Bom, vamos à história.

No texto do Eduardo Martínez, ele relata que a mulher do senhor Jairo pediu champanhe logo depois de algumas horas da prisão do marido. Naturalmente, as pessoas brindam com champanhe uma coisa boa, uma coisa que traz felicidade, e não teve como não me lembrar da dona Jurema porque esta me confessou que, no dia em que o marido morrera há uns dez anos, ela teve vontade de dar uma festa e soltar foguetes, ao invés de choros e velas no velório.

Ao primeiro impacto, as pessoas podem pensar que falta de amor essa dona Jurema tinha pelo marido, mas ela já tinha me dito inúmeras vezes que é mal interpretada.

Sempre me falou:

— Menina, (ela me chama de menina, pois sou da idade da primogênita dela), não sou bem interpretada, me chamam de insensível, mas ninguém conviveu com o Dorvalino para saber quem realmente ele era.

Ela sempre me contou, e eu já assisti a várias cenas do senhor Dorvalino também. Ele era do tempo em que amarrava cachorro com linguiça, o machismo era do tamanho do bigode, que mais parecia que tinha engolido um morcego velho de asas abertas. Digo morcego velho porque o bigode já era branco, e creio que um morcego velho tenha pelos brancos.

Dorvalino era deveras machista, chegava da fazenda aos sábados, sentava-se no sofá e já gritava:

— Jurema, venha tirar minhas botas.

Jurema tinha de deixar o que estava fazendo para atender o senhor. Tirava-lhe as botas, tendo náuseas porque parecia que tinha morcegos mortos, em decomposição, dentro das tais botas.

Era um verdadeiro senhor, fazendeiro, daqueles que não conheciam as palavrinhas mágicas: obrigado, por favor, desculpe-me etc. Aqui em Goiás, a gente costuma dizer que é uma pessoa que trata as outras com casca e tudo.

Jurema tinha de lhe fazer o prato e não tinha uma vez que ele não colocasse defeito na comida, ou estava salgada, ou estava sem sal, ou estava cozido demais ou de menos, ou fez muitos tipos de verduras ou fez poucos tipos. Elogio, ele nem deveria conhecer essa palavra. Sempre arrumava um defeito na comida, na casa, nos filhos, nas roupas. Só falava coisas negativas.

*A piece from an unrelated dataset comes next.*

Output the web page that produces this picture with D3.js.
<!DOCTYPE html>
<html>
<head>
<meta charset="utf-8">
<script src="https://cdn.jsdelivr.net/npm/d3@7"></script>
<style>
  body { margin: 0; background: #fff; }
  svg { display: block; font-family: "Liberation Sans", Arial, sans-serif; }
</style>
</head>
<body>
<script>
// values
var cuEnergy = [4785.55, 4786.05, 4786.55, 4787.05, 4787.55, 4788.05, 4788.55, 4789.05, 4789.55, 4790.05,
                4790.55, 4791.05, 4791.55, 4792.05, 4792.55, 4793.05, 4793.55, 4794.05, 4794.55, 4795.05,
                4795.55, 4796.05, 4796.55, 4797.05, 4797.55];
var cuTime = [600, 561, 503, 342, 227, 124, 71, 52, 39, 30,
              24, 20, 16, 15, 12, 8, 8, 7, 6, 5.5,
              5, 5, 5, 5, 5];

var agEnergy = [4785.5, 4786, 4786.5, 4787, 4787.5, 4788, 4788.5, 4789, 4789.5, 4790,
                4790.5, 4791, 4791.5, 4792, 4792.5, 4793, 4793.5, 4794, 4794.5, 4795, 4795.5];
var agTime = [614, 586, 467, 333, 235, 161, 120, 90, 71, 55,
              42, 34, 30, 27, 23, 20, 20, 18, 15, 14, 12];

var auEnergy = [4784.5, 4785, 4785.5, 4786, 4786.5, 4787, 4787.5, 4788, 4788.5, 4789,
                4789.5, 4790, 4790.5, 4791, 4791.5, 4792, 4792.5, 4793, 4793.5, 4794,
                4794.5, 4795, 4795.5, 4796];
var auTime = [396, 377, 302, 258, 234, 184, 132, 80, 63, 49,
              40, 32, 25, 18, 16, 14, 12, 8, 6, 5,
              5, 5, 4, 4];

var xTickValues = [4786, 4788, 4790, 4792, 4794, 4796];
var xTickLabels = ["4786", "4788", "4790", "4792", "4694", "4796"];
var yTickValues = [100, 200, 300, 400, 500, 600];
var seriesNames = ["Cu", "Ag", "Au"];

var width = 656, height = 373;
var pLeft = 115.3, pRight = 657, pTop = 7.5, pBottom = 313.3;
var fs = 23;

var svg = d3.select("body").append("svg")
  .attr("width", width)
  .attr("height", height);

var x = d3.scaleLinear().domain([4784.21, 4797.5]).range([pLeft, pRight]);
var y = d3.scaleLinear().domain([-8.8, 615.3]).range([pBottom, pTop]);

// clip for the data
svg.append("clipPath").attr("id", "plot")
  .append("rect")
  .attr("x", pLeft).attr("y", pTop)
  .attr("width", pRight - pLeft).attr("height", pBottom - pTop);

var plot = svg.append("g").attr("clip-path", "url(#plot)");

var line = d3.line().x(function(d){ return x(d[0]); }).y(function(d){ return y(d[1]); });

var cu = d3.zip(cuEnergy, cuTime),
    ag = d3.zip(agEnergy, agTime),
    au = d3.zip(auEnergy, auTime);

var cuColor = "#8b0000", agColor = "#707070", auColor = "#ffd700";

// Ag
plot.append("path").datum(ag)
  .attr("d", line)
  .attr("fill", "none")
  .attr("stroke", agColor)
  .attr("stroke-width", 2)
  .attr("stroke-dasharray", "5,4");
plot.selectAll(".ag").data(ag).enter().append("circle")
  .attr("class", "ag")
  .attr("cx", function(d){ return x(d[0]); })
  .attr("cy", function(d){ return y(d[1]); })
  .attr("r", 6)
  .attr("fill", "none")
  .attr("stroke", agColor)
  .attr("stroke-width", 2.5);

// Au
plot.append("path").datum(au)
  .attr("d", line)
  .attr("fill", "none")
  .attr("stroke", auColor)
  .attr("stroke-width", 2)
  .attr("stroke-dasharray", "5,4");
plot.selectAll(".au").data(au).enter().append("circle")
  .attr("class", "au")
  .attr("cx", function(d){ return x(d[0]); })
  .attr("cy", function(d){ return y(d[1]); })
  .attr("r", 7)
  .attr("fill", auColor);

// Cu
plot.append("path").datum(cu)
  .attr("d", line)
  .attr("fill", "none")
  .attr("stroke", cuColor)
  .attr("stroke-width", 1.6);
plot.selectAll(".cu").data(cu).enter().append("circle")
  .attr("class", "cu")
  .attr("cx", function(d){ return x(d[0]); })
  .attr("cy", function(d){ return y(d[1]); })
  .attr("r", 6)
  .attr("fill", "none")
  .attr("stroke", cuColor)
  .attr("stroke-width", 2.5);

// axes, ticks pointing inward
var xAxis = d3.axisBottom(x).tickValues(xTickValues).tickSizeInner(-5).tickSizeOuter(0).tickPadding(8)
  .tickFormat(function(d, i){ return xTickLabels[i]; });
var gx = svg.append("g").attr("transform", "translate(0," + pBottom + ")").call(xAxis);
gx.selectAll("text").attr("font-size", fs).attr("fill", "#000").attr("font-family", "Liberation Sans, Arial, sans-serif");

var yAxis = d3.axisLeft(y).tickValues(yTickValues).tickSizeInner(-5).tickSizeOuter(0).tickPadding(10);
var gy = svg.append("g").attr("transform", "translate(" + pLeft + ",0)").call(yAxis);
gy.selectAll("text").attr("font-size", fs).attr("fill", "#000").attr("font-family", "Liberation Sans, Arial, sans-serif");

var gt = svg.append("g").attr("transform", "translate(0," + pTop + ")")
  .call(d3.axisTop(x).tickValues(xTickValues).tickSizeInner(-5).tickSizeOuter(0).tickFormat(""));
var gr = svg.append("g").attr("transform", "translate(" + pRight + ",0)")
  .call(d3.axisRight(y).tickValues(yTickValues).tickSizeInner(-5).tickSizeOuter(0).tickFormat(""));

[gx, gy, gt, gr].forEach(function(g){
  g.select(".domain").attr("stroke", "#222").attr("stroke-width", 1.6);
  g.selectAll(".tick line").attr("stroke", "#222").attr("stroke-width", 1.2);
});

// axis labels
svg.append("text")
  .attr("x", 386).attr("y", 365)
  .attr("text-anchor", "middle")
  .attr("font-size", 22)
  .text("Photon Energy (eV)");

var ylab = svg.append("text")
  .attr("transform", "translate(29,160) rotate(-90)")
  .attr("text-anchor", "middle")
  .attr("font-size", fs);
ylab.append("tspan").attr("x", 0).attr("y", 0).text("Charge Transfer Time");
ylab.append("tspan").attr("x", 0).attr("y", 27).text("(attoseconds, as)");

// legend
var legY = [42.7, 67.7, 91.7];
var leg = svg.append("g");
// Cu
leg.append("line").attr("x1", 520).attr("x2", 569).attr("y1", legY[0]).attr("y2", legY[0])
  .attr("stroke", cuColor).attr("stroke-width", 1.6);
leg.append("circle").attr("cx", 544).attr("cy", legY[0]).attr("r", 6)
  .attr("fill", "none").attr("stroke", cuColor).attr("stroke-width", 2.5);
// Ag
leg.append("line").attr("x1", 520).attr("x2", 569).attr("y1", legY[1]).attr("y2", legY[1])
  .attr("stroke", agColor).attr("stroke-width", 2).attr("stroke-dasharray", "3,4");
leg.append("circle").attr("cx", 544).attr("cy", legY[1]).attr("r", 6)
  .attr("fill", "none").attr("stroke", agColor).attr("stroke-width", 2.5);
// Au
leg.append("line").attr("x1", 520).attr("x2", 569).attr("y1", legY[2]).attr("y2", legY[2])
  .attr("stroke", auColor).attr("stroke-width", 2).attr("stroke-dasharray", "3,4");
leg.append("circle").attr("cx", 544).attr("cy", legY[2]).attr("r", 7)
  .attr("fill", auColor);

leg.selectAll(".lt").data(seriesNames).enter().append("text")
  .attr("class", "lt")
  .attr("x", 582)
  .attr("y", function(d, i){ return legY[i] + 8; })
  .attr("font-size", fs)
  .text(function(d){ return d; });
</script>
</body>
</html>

Ninguém via os dentes de Dorvalino, pois, além do mega bigode, não sorria.

Por fim, Dorvalino ficou doente. Ele ficou acamado uns dois anos, antes de falecer, sofrera um AVC. Imagine o que Jurema e os filhos sofreram nesde período?

Dorvalino já era impossível sadio, andando, dirigindo sua caminhonete C-10, imagine colado em uma cama, tendo de ter ajuda para sentar, para passar para cadeira de rodas? Todos sofriam muito.

Ele jogava prato de comida fora, sem dizer as necessidades fisiológicas que fazia na cama e o odor que tomava conta da casa. Só ouvindo Jurema contar e quem viu algumas cenas que sabe o motivo pelo qual Jurema quis dar uma festa no dia que ele partiu.

Às vezes, as pessoas julgam sem saber o que se passa nos bastidores. Fiquei a imaginar a alegria daquela mulher, do texto do Eduardo, pois o marido deveria ser um Dorvalino da vida. As duas comemoraram a paz.